Thursday October 20th – Northern Baffin Bay and Gibbs Fiord
As we had quit the Nares Strait transect earlier than expected, the opportunity presented itself to work a couple of stations on the northeast coast of Baffin Island that had had to be abandoned during a previous leg of the cruise due to bad weather. These stations, termed Gibbs-01 and Gibbs-02 were to be “basic” stations, with box core, plankton nets, benthic cameras, trawls, CTD and rosettes. They would also give the iceberg imaging team a chance to finally get their equipment working before their last pass at a large berg off Clyde Inlet along the Baffin coast. So it was towards Baffin that we steamed through smooth new ice. On our way we passed an area where seals were seen in great abundance, over a thousand of them hauled out on the new ice and seemingly unperturbed by the passage of the ship.

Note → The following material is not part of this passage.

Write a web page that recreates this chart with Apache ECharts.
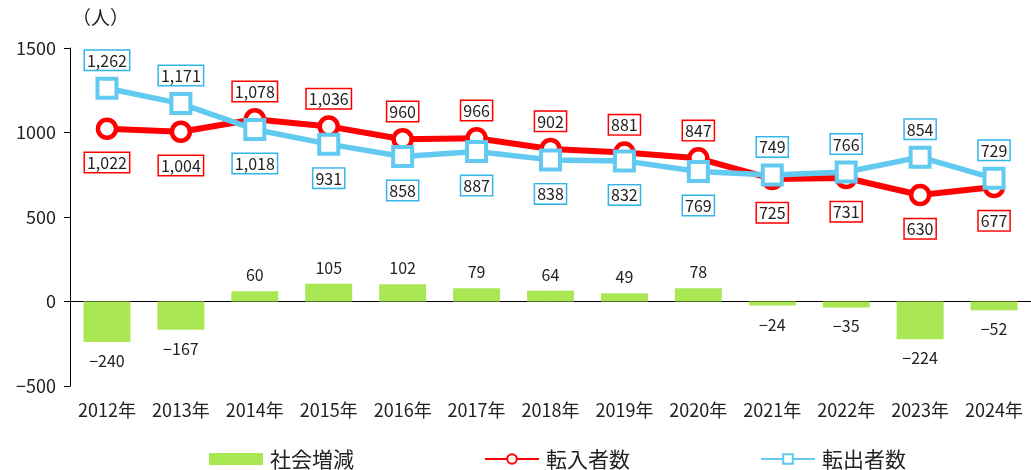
<!DOCTYPE html>
<html style="height: 100%">
<head>
    <meta charset="UTF-8">
    <title>社会増減・転入者数・転出者数</title>
    <script src="https://cdn.jsdelivr.net/npm/echarts/dist/echarts.min.js"></script>
    <style>
        #main { width: 1031px; height: 470px; }
    </style>
</head>
<body style="margin: 0; background: #fff">
    <div id="main"></div>
    <script type="text/javascript">
        var years = ['2012年', '2013年', '2014年', '2015年', '2016年', '2017年', '2018年',
                     '2019年', '2020年', '2021年', '2022年', '2023年', '2024年'];
        var socialChange = [-240, -167, 60, 105, 102, 79, 64, 49, 78, -24, -35, -224, -52];
        var movedIn = [1022, 1004, 1078, 1036, 960, 966, 902, 881, 847, 725, 731, 630, 677];
        var movedOut = [1262, 1171, 1018, 931, 858, 887, 838, 832, 769, 749, 766, 854, 729];

        var FONT = '"Noto Sans CJK JP", "Noto Sans", sans-serif';
        var RED = '#ff0000';
        var BLUE = '#62caf0';
        var GREEN = '#a9e854';

        function fmt(v) {
            return String(v.toLocaleString('en-US')).replace('-', '−');
        }

        // 上下どちらにラベルを置くかは、もう一方の系列との大小で決める
        function lineData(values, other) {
            return values.map(function (v, i) {
                var top = v > other[i];
                return {
                    value: v,
                    label: { position: top ? 'top' : 'bottom', distance: top ? 7 : 13 }
                };
            });
        }

        function boxLabel(color) {
            return {
                show: true,
                formatter: function (p) { return fmt(p.value); },
                color: '#222',
                fontSize: 16,
                fontFamily: FONT,
                backgroundColor: '#fff',
                borderColor: color,
                borderWidth: 1.5,
                padding: [2, 2, 1, 2]
            };
        }

        var chartDom = document.getElementById('main');
        var myChart = echarts.init(chartDom);

        var option = {
            animation: false,
            textStyle: { fontFamily: FONT },
            grid: { left: 70, right: 0, top: 48, bottom: 84 },
            graphic: [{
                type: 'text', left: 72, top: 8,
                style: { text: '（人）', fontSize: 19, fontFamily: FONT, fill: '#222' }
            }],
            legend: {
                top: 448,
                left: 209,
                itemGap: 130,
                itemWidth: 54,
                itemHeight: 12,
                padding: 0,
                textStyle: {
                    fontSize: 21, lineHeight: 22, color: '#222', fontFamily: FONT,
                    padding: [0, 0, 0, 2]
                },
                data: [
                    { name: '社会増減', icon: 'rect' },
                    { name: '転入者数' },
                    { name: '転出者数' }
                ]
            },
            xAxis: [{
                type: 'category',
                data: years,
                position: 'bottom',
                axisLine: { show: false, onZero: false },
                axisTick: { show: false },
                axisLabel: { interval: 0, fontSize: 18, color: '#222', margin: 15 }
            }, {
                type: 'category',
                data: years,
                axisLine: { onZero: true, lineStyle: { color: '#000', width: 1 } },
                axisTick: { inside: true, length: 6, lineStyle: { color: '#000' } },
                axisLabel: { show: false }
            }],
            yAxis: {
                type: 'value',
                min: -500,
                max: 1500,
                interval: 500,
                axisLine: { show: true, lineStyle: { color: '#000' } },
                axisTick: { show: true, length: 6, lineStyle: { color: '#000' } },
                splitLine: { show: false },
                axisLabel: {
                    fontSize: 18, color: '#222', margin: 14,
                    formatter: function (v) { return String(v).replace('-', '−'); }
                }
            },
            series: [{
                name: '社会増減',
                type: 'bar',
                xAxisIndex: 0,
                barWidth: 47,
                itemStyle: { color: GREEN },
                label: {
                    show: true,
                    position: 'top',
                    distance: 8,
                    fontSize: 16,
                    color: '#222',
                    formatter: function (p) { return fmt(p.value); }
                },
                data: socialChange.map(function (v) {
                    return v < 0 ? { value: v, label: { position: 'bottom', distance: 11 } } : v;
                })
            }, {
                name: '転入者数',
                type: 'line',
                xAxisIndex: 0,
                symbol: 'circle',
                symbolSize: 18,
                lineStyle: { color: RED, width: 6 },
                itemStyle: { color: '#fff', borderColor: RED, borderWidth: 4.5 },
                label: boxLabel(RED),
                z: 3,
                data: lineData(movedIn, movedOut)
            }, {
                name: '転出者数',
                type: 'line',
                xAxisIndex: 0,
                symbol: 'rect',
                symbolSize: 19,
                lineStyle: { color: BLUE, width: 5.5 },
                itemStyle: { color: '#fff', borderColor: BLUE, borderWidth: 4 },
                label: boxLabel('#33b5e8'),
                z: 4,
                data: lineData(movedOut, movedIn)
            }]
        };

        myChart.setOption(option);
    </script>
</body>
</html>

We arrived on the first of the two Baffin stations, Gibbs-02, to take the box core at around 2000hrs in a driving blizzard. As we worked on the foredeck, the snow was accumulating around us. Something pretty epic about working under such taxing conditions, at night, on a pitching deck in the flying snow! That station complete, we steamed through the darkness and snow into the depths of Gibbs Fiord.